*What the task requires*
Return all lines from the listing below in which the string "with" occurs.

☆ ☆ ☆ ☆

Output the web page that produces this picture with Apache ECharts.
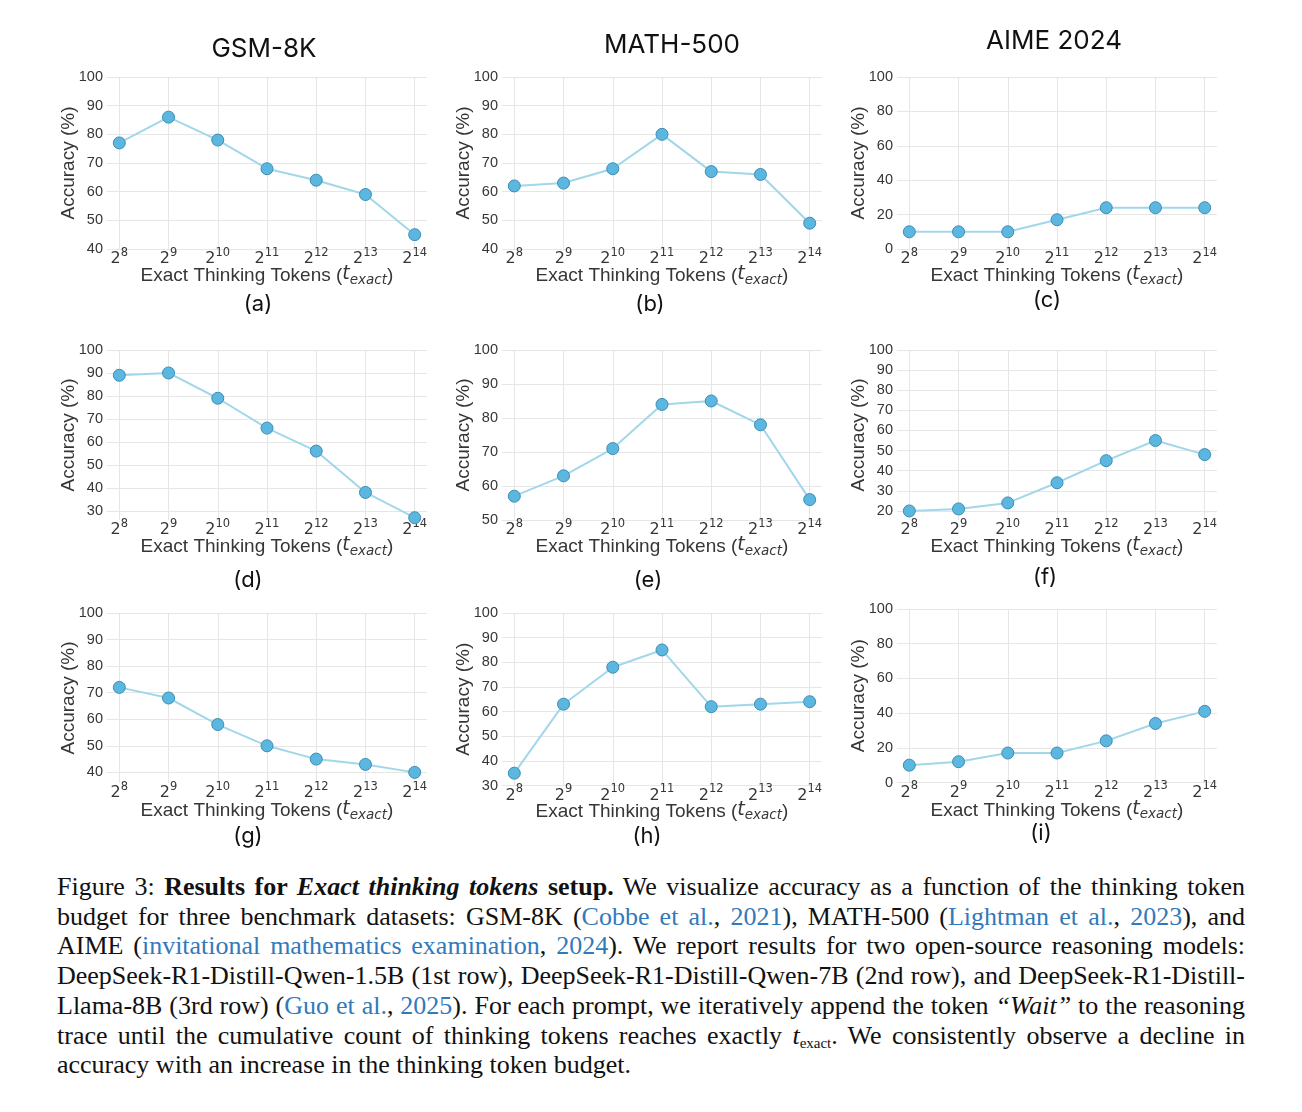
<!DOCTYPE html>
<html>
<head>
<meta charset="utf-8">
<script src="https://cdn.jsdelivr.net/npm/echarts@6/dist/echarts.min.js"></script>
<style>
html,body{margin:0;padding:0;background:#fff;}
#chart{position:absolute;left:0;top:0;width:1302px;height:860px;}
#cap{position:absolute;left:57px;top:872px;width:1188px;font-family:'Liberation Serif','Times New Roman',serif;font-size:26px;line-height:29.7px;color:#111;}
#cap .l{text-align:justify;text-align-last:justify;white-space:nowrap;}
#cap .last{text-align:left;white-space:nowrap;}
#cap a{color:#3279bb;text-decoration:none;}
#cap sub{font-size:15px;vertical-align:-4px;line-height:0;}
</style>
</head>
<body>
<div id="chart"></div>
<div id="cap">
<div class="l">Figure 3: <b>Results for <i>Exact thinking tokens</i> setup.</b> We visualize accuracy as a function of the thinking token</div>
<div class="l">budget for three benchmark datasets: GSM-8K (<a>Cobbe et al.</a>, <a>2021</a>), MATH-500 (<a>Lightman et al.</a>, <a>2023</a>), and</div>
<div class="l">AIME (<a>invitational mathematics examination</a>, <a>2024</a>). We report results for two open-source reasoning models:</div>
<div class="l">DeepSeek-R1-Distill-Qwen-1.5B (1st row), DeepSeek-R1-Distill-Qwen-7B (2nd row), and DeepSeek-R1-Distill-</div>
<div class="l">Llama-8B (3rd row) (<a>Guo et al.</a>, <a>2025</a>). For each prompt, we iteratively append the token <i>“Wait”</i> to the reasoning</div>
<div class="l">trace until the cumulative count of thinking tokens reaches exactly <i>t</i><sub>exact</sub>. We consistently observe a decline in</div>
<div class="last">accuracy with an increase in the thinking token budget.</div>
</div>
<script>
// ---- data ----
const exponents = [8, 9, 10, 11, 12, 13, 14];           // x tick labels: 2^exp
const datasetTitles = ['GSM-8K', 'MATH-500', 'AIME 2024'];
const panelLabels = ['(a)', '(b)', '(c)', '(d)', '(e)', '(f)', '(g)', '(h)', '(i)'];

// Row 1: DeepSeek-R1-Distill-Qwen-1.5B
const accA = [77, 86, 78, 68, 64, 59, 45];
const accB = [62, 63, 68, 80, 67, 66, 49];
const accC = [10, 10, 10, 17, 24, 24, 24];
// Row 2: DeepSeek-R1-Distill-Qwen-7B
const accD = [89, 90, 79, 66, 56, 38, 27];
const accE = [57, 63, 71, 84, 85, 78, 56];
const accF = [20, 21, 24, 34, 45, 55, 48];
// Row 3: DeepSeek-R1-Distill-Llama-8B
const accG = [72, 68, 58, 50, 45, 43, 40];
const accH = [35, 63, 78, 85, 62, 63, 64];
const accI = [10, 12, 17, 17, 24, 34, 41];

// y tick values per panel
const ticks10from40 = [40, 50, 60, 70, 80, 90, 100];
const ticks20from0 = [0, 20, 40, 60, 80, 100];
const ticks10from30 = [30, 40, 50, 60, 70, 80, 90, 100];
const ticks10from50 = [50, 60, 70, 80, 90, 100];
const ticks10from20 = [20, 30, 40, 50, 60, 70, 80, 90, 100];

// y-axis ranges (min, max)
const yMinA = 40, yMinB = 40, yMinC = 0;
const yMinD = 26, yMinE = 50, yMinF = 15.5;
const yMinG = 36, yMinH = 30, yMinI = 0;
const yMax = 100;

// ---- layout ----
const panels = [
  {vals: accA, min: yMinA, ticks: ticks10from40, left: 107, top: 77, h: 172, ng: 16},
  {vals: accB, min: yMinB, ticks: ticks10from40, left: 502, top: 77, h: 172, ng: 16},
  {vals: accC, min: yMinC, ticks: ticks20from0, left: 897, top: 77, h: 172, ng: 16},
  {vals: accD, min: yMinD, ticks: ticks10from30, left: 107, top: 350, h: 170, ng: 16},
  {vals: accE, min: yMinE, ticks: ticks10from50, left: 502, top: 350, h: 170, ng: 16},
  {vals: accF, min: yMinF, ticks: ticks10from20, left: 897, top: 350, h: 170, ng: 16},
  {vals: accG, min: yMinG, ticks: ticks10from40, left: 107, top: 613, h: 170, ng: 17},
  {vals: accH, min: yMinH, ticks: ticks10from30, left: 502, top: 613, h: 172.5, ng: 15},
  {vals: accI, min: yMinI, ticks: ticks20from0, left: 897, top: 609, h: 173.5, ng: 17}
];
const plotW = 320;
const xIdx = exponents.map((e, i) => i);

const grids = [], xAxes = [], yAxes = [], series = [];
const gridColor = '#e6e6e6';
const labelColor = '#363636';

panels.forEach((p, k) => {
  grids.push({left: p.left, top: p.top, width: plotW, height: p.h, containLabel: false});
  xAxes.push({
    type: 'value', gridIndex: k, min: -0.25, max: 6.25,
    axisLine: {show: false},
    axisTick: {show: false, customValues: xIdx},
    splitLine: {show: true, lineStyle: {color: gridColor, width: 1}},
    axisLabel: {
      customValues: xIdx, margin: -2,
      formatter: v => '{b|2}{s|' + exponents[Math.round(v)] + '}',
      rich: {
        b: {fontFamily: 'DejaVu Sans', fontSize: 16, color: labelColor, lineHeight: 20, verticalAlign: 'bottom'},
        s: {fontFamily: 'DejaVu Sans', fontSize: 11.5, color: labelColor, lineHeight: 12, verticalAlign: 'top'}
      }
    },
    name: 'Exact Thinking Tokens ({t|t}{sub|exact})',
    nameLocation: 'middle', nameGap: p.ng, nameMoveOverlap: false,
    nameTextStyle: {
      fontFamily: 'Liberation Sans', fontSize: 19, color: labelColor,
      rich: {
        t: {fontFamily: 'DejaVu Sans', fontStyle: 'italic', fontSize: 19, color: labelColor, lineHeight: 22, verticalAlign: 'top'},
        sub: {fontFamily: 'DejaVu Sans', fontStyle: 'italic', fontSize: 13.5, color: labelColor, lineHeight: 22, verticalAlign: 'bottom'}
      }
    }
  });
  yAxes.push({
    type: 'value', gridIndex: k, min: p.min, max: yMax,
    axisLine: {show: false},
    axisTick: {show: false, customValues: p.ticks},
    splitLine: {show: true, lineStyle: {color: gridColor, width: 1}},
    axisLabel: {customValues: p.ticks, margin: 4, fontFamily: 'Liberation Sans', fontSize: 14.5, color: labelColor},
    name: 'Accuracy (%)', nameLocation: 'middle', nameGap: 29, nameMoveOverlap: false,
    nameTextStyle: {fontFamily: 'Liberation Sans', fontSize: 19, color: labelColor}
  });
  series.push({
    type: 'line', xAxisIndex: k, yAxisIndex: k,
    data: p.vals.map((v, i) => [xIdx[i], v]),
    symbol: 'circle', symbolSize: 12,
    lineStyle: {color: '#a2d7ea', width: 2},
    itemStyle: {color: '#5cb7e0', borderColor: '#3d8db5', borderWidth: 1},
    emphasis: {disabled: true}, silent: true, z: 3
  });
});

const titlePos = [[264, 49], [672, 45], [1054, 41]];
const subPos = [[258, 304], [650, 304], [1047, 300], [248, 580], [648, 580], [1045, 577], [248, 836], [647, 836], [1041, 833]];
const graphics = [];
datasetTitles.forEach((t, i) => graphics.push({
  type: 'text', x: titlePos[i][0], y: titlePos[i][1], silent: true,
  style: {text: t, fontFamily: 'Inter', fontSize: 26, fill: '#111', align: 'center', verticalAlign: 'middle'}
}));
panelLabels.forEach((t, i) => graphics.push({
  type: 'text', x: subPos[i][0], y: subPos[i][1], silent: true,
  style: {text: t, fontFamily: 'Inter', fontSize: 22, fill: '#111', align: 'center', verticalAlign: 'middle'}
}));

const chart = echarts.init(document.getElementById('chart'), null, {renderer: 'canvas'});
chart.setOption({
  animation: false,
  backgroundColor: '#fff',
  grid: grids, xAxis: xAxes, yAxis: yAxes, series: series,
  graphic: graphics
});
</script>
</body>
</html>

☆ ☆ ☆ ☆

*Result for this exercise*
Output the web page that produces this picture with Apache ECharts.
<div class="last">accuracy with an increase in the thinking token budget.</div>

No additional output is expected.